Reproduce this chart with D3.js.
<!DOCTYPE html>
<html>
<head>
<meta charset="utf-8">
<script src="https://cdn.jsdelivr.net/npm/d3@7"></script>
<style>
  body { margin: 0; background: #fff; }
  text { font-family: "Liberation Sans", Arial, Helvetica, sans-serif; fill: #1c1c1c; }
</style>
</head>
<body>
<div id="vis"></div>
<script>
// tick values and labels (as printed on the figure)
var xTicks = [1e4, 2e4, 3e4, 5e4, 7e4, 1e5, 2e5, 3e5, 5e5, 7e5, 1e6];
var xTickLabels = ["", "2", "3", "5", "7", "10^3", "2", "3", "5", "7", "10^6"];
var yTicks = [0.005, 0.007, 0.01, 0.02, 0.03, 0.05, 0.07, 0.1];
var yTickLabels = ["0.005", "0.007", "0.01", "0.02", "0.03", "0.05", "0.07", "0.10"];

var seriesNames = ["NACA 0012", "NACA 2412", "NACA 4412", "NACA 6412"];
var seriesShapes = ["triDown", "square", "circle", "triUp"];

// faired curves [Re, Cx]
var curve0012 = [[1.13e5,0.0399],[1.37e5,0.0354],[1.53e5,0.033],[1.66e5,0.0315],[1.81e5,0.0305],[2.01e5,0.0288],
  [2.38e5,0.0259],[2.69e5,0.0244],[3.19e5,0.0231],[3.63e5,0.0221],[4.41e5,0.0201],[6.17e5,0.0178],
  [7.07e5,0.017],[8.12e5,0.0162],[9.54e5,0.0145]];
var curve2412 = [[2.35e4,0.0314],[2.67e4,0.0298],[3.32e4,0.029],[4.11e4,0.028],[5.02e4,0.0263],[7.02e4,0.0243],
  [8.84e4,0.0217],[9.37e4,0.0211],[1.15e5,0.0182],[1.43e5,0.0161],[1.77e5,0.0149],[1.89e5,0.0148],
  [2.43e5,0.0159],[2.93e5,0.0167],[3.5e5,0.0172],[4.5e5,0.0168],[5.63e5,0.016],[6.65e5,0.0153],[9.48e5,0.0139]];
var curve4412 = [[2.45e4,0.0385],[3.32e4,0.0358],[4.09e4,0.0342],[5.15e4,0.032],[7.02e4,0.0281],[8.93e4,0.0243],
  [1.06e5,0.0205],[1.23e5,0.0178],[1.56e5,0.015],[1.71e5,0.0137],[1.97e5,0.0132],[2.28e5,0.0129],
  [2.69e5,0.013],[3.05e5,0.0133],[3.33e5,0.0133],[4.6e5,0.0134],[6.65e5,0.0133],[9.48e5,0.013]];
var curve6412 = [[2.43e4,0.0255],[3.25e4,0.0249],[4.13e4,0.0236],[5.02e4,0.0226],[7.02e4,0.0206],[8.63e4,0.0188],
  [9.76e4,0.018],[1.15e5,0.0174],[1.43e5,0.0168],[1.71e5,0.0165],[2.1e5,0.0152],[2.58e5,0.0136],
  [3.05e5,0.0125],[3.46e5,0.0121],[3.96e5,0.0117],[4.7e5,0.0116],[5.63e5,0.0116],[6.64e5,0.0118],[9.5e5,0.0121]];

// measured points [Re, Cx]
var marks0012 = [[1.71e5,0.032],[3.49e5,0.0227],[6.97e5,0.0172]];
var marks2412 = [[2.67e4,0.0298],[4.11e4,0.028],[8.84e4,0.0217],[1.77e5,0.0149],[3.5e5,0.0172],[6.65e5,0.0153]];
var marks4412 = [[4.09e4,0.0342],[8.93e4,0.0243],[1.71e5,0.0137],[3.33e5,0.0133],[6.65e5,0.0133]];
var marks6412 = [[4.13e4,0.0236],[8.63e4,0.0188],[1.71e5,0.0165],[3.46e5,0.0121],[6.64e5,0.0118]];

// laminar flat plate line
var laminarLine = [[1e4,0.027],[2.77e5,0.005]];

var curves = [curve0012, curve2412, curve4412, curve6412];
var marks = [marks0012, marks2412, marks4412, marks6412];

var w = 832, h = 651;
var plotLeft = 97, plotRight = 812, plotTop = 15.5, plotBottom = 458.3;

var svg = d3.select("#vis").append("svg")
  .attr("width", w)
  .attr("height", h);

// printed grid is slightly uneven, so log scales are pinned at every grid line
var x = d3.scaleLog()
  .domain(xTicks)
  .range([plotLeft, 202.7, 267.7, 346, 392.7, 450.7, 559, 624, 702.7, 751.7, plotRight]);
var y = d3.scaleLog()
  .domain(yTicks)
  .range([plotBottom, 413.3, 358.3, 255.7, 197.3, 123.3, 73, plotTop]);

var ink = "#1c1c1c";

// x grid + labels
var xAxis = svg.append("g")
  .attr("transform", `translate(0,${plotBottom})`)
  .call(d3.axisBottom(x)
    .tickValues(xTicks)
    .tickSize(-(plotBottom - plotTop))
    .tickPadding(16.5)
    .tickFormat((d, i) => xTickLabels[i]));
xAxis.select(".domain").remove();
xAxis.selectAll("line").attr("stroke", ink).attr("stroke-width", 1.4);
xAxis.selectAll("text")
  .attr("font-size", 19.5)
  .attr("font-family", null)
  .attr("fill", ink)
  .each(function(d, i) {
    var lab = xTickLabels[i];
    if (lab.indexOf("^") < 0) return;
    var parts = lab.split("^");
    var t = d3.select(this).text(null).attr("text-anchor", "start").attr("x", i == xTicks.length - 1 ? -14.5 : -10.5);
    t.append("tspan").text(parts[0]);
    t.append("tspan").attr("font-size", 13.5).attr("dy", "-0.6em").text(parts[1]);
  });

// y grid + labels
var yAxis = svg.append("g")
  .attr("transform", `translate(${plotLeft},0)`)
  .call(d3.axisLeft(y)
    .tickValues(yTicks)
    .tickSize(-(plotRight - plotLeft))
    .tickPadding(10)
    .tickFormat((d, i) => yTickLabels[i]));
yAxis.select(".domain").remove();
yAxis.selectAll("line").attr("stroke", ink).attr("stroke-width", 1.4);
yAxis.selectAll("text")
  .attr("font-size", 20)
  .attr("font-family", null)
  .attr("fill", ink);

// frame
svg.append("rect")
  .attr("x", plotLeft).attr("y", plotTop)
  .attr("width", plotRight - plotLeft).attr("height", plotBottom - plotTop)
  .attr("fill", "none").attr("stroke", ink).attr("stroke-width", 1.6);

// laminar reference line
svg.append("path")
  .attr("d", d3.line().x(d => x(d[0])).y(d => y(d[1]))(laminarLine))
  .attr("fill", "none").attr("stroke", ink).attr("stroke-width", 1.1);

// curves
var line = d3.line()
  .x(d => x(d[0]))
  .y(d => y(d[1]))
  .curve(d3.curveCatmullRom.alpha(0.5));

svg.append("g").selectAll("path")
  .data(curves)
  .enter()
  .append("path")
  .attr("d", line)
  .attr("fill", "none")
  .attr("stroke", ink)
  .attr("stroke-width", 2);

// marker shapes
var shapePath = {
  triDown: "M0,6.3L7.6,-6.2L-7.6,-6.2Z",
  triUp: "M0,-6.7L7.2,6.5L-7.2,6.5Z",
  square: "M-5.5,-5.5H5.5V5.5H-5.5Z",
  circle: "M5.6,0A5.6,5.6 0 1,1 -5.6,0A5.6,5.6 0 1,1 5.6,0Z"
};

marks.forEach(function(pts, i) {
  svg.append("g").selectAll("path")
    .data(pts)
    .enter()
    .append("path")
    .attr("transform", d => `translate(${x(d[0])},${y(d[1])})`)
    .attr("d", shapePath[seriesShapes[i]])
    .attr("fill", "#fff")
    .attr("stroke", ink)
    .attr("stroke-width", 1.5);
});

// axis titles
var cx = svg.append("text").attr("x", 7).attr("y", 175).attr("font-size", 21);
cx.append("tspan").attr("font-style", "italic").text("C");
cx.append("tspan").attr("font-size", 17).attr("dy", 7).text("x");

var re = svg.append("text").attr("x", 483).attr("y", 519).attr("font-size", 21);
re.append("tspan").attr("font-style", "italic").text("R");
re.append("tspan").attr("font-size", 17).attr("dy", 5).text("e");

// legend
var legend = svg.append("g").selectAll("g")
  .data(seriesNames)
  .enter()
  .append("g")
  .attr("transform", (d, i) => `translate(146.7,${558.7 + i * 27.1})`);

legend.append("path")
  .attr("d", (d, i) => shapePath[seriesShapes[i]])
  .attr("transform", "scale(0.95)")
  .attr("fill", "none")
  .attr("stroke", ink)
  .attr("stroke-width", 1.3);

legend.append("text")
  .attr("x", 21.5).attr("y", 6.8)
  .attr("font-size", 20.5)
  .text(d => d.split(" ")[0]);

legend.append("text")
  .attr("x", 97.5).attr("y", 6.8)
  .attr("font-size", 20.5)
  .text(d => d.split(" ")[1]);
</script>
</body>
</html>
────────────────────
**Aim**
Show the lines that mention the word "this".

**Completed exercise**
Reproduce this chart with D3.js.
    var t = d3.select(this).text(null).attr("text-anchor", "start").attr("x", i == xTicks.length - 1 ? -14.5 : -10.5);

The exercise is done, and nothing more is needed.